Every record should be written out exactly, with the pictures left out.

[Code that draws figures]
========

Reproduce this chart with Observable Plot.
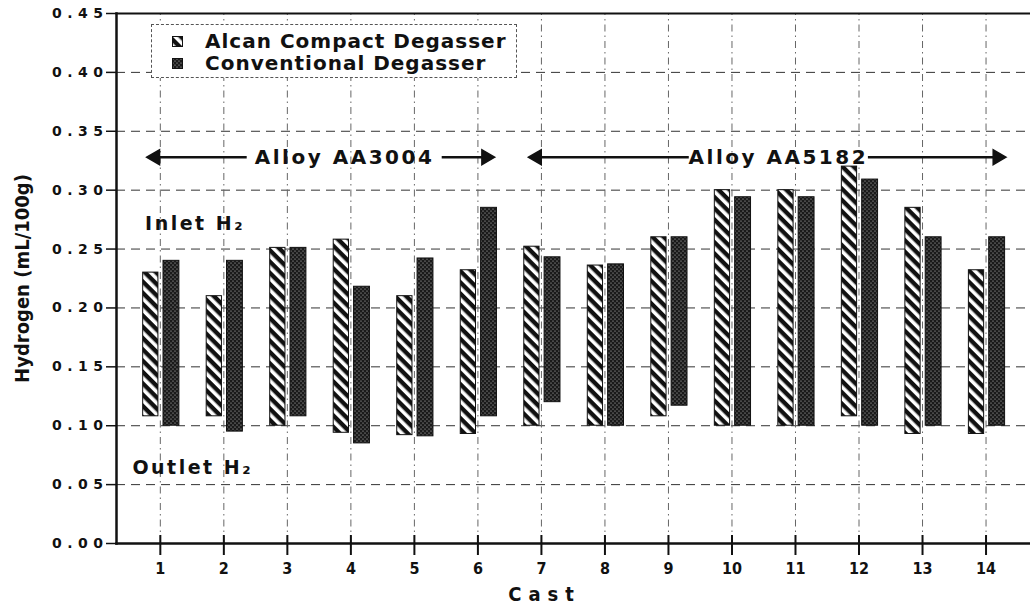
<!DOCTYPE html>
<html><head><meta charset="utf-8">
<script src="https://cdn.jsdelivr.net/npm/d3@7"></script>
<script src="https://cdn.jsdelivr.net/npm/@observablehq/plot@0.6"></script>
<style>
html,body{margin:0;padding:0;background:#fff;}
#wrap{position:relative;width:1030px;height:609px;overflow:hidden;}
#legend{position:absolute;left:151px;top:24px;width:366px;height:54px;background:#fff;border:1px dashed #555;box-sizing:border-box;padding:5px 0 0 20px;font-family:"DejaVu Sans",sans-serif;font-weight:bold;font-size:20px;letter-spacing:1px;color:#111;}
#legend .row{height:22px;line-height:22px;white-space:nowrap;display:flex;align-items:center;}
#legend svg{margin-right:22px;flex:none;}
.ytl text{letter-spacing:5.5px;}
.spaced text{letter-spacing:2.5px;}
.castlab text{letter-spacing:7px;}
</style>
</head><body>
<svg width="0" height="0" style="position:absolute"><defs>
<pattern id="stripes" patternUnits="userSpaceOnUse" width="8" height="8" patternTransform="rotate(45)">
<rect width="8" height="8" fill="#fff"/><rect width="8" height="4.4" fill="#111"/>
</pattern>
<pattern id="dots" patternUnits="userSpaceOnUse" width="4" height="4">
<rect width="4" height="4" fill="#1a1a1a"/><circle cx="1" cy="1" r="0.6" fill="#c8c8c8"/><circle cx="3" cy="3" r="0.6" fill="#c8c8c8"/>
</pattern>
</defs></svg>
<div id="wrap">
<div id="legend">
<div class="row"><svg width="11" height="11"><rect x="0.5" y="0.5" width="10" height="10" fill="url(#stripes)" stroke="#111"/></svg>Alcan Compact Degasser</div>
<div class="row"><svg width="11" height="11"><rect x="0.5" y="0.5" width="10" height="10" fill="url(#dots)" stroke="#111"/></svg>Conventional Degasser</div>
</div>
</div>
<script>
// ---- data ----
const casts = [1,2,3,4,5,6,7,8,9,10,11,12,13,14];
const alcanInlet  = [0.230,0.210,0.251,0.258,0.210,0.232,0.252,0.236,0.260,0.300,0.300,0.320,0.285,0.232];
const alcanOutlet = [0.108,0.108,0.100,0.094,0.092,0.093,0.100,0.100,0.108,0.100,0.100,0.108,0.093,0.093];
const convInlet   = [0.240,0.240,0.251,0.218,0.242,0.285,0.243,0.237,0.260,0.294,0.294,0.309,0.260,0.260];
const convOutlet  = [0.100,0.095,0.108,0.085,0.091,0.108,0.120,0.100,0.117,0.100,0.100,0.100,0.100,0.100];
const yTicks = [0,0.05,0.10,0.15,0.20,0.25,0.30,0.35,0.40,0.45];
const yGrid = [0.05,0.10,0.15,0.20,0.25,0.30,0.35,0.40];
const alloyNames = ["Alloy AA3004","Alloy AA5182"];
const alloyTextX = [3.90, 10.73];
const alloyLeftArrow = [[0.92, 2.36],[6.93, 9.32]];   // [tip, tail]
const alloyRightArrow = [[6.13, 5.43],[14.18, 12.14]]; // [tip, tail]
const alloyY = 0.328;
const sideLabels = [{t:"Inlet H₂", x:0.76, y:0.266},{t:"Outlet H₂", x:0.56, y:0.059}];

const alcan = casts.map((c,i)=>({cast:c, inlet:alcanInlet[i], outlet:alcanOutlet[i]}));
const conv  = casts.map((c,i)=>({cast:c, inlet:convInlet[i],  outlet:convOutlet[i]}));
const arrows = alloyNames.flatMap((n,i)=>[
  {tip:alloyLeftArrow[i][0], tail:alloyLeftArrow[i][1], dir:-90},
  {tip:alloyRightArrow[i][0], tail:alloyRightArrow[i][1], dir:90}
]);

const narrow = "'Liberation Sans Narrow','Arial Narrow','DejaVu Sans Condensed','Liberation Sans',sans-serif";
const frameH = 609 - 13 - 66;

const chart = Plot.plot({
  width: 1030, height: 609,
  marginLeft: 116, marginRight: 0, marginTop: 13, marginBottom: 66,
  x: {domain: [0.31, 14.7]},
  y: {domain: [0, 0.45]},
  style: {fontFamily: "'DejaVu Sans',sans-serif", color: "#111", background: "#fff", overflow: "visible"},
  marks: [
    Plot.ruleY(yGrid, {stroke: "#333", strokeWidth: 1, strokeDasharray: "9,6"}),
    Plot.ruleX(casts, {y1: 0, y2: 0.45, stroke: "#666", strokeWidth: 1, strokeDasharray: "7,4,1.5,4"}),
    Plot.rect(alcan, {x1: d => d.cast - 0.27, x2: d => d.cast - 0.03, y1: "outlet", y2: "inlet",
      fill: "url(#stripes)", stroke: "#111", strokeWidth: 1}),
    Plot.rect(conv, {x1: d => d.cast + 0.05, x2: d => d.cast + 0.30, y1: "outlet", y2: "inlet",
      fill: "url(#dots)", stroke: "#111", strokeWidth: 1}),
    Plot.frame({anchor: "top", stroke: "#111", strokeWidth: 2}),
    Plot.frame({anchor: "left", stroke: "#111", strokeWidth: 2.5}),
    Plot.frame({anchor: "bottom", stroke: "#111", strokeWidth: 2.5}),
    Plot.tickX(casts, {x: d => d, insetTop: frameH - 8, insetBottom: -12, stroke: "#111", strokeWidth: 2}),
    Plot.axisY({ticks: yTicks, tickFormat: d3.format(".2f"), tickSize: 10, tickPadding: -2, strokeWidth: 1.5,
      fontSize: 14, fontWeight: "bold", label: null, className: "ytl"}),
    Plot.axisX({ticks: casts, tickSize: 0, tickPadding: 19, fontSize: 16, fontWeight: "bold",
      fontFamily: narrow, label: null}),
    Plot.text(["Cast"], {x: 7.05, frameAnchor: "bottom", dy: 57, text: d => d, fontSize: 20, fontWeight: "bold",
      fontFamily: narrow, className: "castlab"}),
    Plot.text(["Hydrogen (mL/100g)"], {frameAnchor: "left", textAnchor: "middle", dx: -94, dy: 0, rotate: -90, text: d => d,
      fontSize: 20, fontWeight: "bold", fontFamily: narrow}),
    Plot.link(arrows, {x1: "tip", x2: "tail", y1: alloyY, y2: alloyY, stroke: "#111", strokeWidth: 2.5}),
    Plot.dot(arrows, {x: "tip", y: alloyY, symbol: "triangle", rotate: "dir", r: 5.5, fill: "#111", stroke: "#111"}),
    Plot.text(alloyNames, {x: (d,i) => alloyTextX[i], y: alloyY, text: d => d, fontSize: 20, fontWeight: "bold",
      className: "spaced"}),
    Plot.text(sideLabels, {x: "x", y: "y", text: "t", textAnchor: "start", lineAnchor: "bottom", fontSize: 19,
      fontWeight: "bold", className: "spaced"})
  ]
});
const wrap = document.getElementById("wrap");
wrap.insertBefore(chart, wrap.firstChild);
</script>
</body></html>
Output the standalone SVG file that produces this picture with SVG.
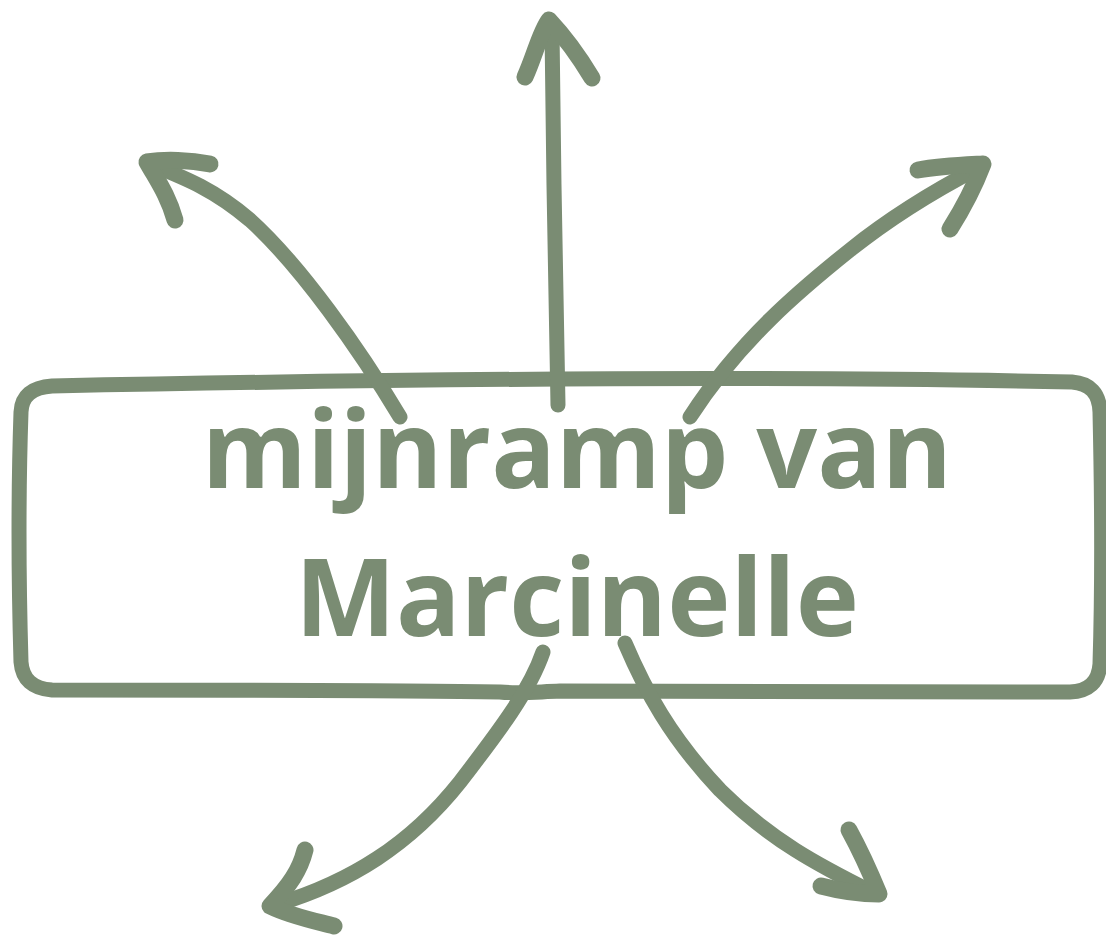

========

| Answer to the problem |
Reproduce this chart with Observable Plot.
<!DOCTYPE html>
<html><head><meta charset="utf-8">
<script src="https://cdn.jsdelivr.net/npm/d3@7"></script>
<script src="https://cdn.jsdelivr.net/npm/@observablehq/plot@0.6"></script>
<style>
html,body{margin:0;padding:0;background:#fff;}
#wrap{position:relative;width:1030px;height:609px;overflow:hidden;}
#legend{position:absolute;left:151px;top:24px;width:366px;height:54px;background:#fff;border:1px dashed #555;box-sizing:border-box;padding:5px 0 0 20px;font-family:"DejaVu Sans",sans-serif;font-weight:bold;font-size:20px;letter-spacing:1px;color:#111;}
#legend .row{height:22px;line-height:22px;white-space:nowrap;display:flex;align-items:center;}
#legend svg{margin-right:22px;flex:none;}
.ytl text{letter-spacing:5.5px;}
.spaced text{letter-spacing:2.5px;}
.castlab text{letter-spacing:7px;}
</style>
</head><body>
<svg width="0" height="0" style="position:absolute"><defs>
<pattern id="stripes" patternUnits="userSpaceOnUse" width="8" height="8" patternTransform="rotate(45)">
<rect width="8" height="8" fill="#fff"/><rect width="8" height="4.4" fill="#111"/>
</pattern>
<pattern id="dots" patternUnits="userSpaceOnUse" width="4" height="4">
<rect width="4" height="4" fill="#1a1a1a"/><circle cx="1" cy="1" r="0.6" fill="#c8c8c8"/><circle cx="3" cy="3" r="0.6" fill="#c8c8c8"/>
</pattern>
</defs></svg>
<div id="wrap">
<div id="legend">
<div class="row"><svg width="11" height="11"><rect x="0.5" y="0.5" width="10" height="10" fill="url(#stripes)" stroke="#111"/></svg>Alcan Compact Degasser</div>
<div class="row"><svg width="11" height="11"><rect x="0.5" y="0.5" width="10" height="10" fill="url(#dots)" stroke="#111"/></svg>Conventional Degasser</div>
</div>
</div>
<script>
// ---- data ----
const casts = [1,2,3,4,5,6,7,8,9,10,11,12,13,14];
const alcanInlet  = [0.230,0.210,0.251,0.258,0.210,0.232,0.252,0.236,0.260,0.300,0.300,0.320,0.285,0.232];
const alcanOutlet = [0.108,0.108,0.100,0.094,0.092,0.093,0.100,0.100,0.108,0.100,0.100,0.108,0.093,0.093];
const convInlet   = [0.240,0.240,0.251,0.218,0.242,0.285,0.243,0.237,0.260,0.294,0.294,0.309,0.260,0.260];
const convOutlet  = [0.100,0.095,0.108,0.085,0.091,0.108,0.120,0.100,0.117,0.100,0.100,0.100,0.100,0.100];
const yTicks = [0,0.05,0.10,0.15,0.20,0.25,0.30,0.35,0.40,0.45];
const yGrid = [0.05,0.10,0.15,0.20,0.25,0.30,0.35,0.40];
const alloyNames = ["Alloy AA3004","Alloy AA5182"];
const alloyTextX = [3.90, 10.73];
const alloyLeftArrow = [[0.92, 2.36],[6.93, 9.32]];   // [tip, tail]
const alloyRightArrow = [[6.13, 5.43],[14.18, 12.14]]; // [tip, tail]
const alloyY = 0.328;
const sideLabels = [{t:"Inlet H₂", x:0.76, y:0.266},{t:"Outlet H₂", x:0.56, y:0.059}];

const alcan = casts.map((c,i)=>({cast:c, inlet:alcanInlet[i], outlet:alcanOutlet[i]}));
const conv  = casts.map((c,i)=>({cast:c, inlet:convInlet[i],  outlet:convOutlet[i]}));
const arrows = alloyNames.flatMap((n,i)=>[
  {tip:alloyLeftArrow[i][0], tail:alloyLeftArrow[i][1], dir:-90},
  {tip:alloyRightArrow[i][0], tail:alloyRightArrow[i][1], dir:90}
]);

const narrow = "'Liberation Sans Narrow','Arial Narrow','DejaVu Sans Condensed','Liberation Sans',sans-serif";
const frameH = 609 - 13 - 66;

const chart = Plot.plot({
  width: 1030, height: 609,
  marginLeft: 116, marginRight: 0, marginTop: 13, marginBottom: 66,
  x: {domain: [0.31, 14.7]},
  y: {domain: [0, 0.45]},
  style: {fontFamily: "'DejaVu Sans',sans-serif", color: "#111", background: "#fff", overflow: "visible"},
  marks: [
    Plot.ruleY(yGrid, {stroke: "#333", strokeWidth: 1, strokeDasharray: "9,6"}),
    Plot.ruleX(casts, {y1: 0, y2: 0.45, stroke: "#666", strokeWidth: 1, strokeDasharray: "7,4,1.5,4"}),
    Plot.rect(alcan, {x1: d => d.cast - 0.27, x2: d => d.cast - 0.03, y1: "outlet", y2: "inlet",
      fill: "url(#stripes)", stroke: "#111", strokeWidth: 1}),
    Plot.rect(conv, {x1: d => d.cast + 0.05, x2: d => d.cast + 0.30, y1: "outlet", y2: "inlet",
      fill: "url(#dots)", stroke: "#111", strokeWidth: 1}),
    Plot.frame({anchor: "top", stroke: "#111", strokeWidth: 2}),
    Plot.frame({anchor: "left", stroke: "#111", strokeWidth: 2.5}),
    Plot.frame({anchor: "bottom", stroke: "#111", strokeWidth: 2.5}),
    Plot.tickX(casts, {x: d => d, insetTop: frameH - 8, insetBottom: -12, stroke: "#111", strokeWidth: 2}),
    Plot.axisY({ticks: yTicks, tickFormat: d3.format(".2f"), tickSize: 10, tickPadding: -2, strokeWidth: 1.5,
      fontSize: 14, fontWeight: "bold", label: null, className: "ytl"}),
    Plot.axisX({ticks: casts, tickSize: 0, tickPadding: 19, fontSize: 16, fontWeight: "bold",
      fontFamily: narrow, label: null}),
    Plot.text(["Cast"], {x: 7.05, frameAnchor: "bottom", dy: 57, text: d => d, fontSize: 20, fontWeight: "bold",
      fontFamily: narrow, className: "castlab"}),
    Plot.text(["Hydrogen (mL/100g)"], {frameAnchor: "left", textAnchor: "middle", dx: -94, dy: 0, rotate: -90, text: d => d,
      fontSize: 20, fontWeight: "bold", fontFamily: narrow}),
    Plot.link(arrows, {x1: "tip", x2: "tail", y1: alloyY, y2: alloyY, stroke: "#111", strokeWidth: 2.5}),
    Plot.dot(arrows, {x: "tip", y: alloyY, symbol: "triangle", rotate: "dir", r: 5.5, fill: "#111", stroke: "#111"}),
    Plot.text(alloyNames, {x: (d,i) => alloyTextX[i], y: alloyY, text: d => d, fontSize: 20, fontWeight: "bold",
      className: "spaced"}),
    Plot.text(sideLabels, {x: "x", y: "y", text: "t", textAnchor: "start", lineAnchor: "bottom", fontSize: 19,
      fontWeight: "bold", className: "spaced"})
  ]
});
const wrap = document.getElementById("wrap");
wrap.insertBefore(chart, wrap.firstChild);
</script>
</body></html>
Output the standalone SVG file that produces this picture with SVG.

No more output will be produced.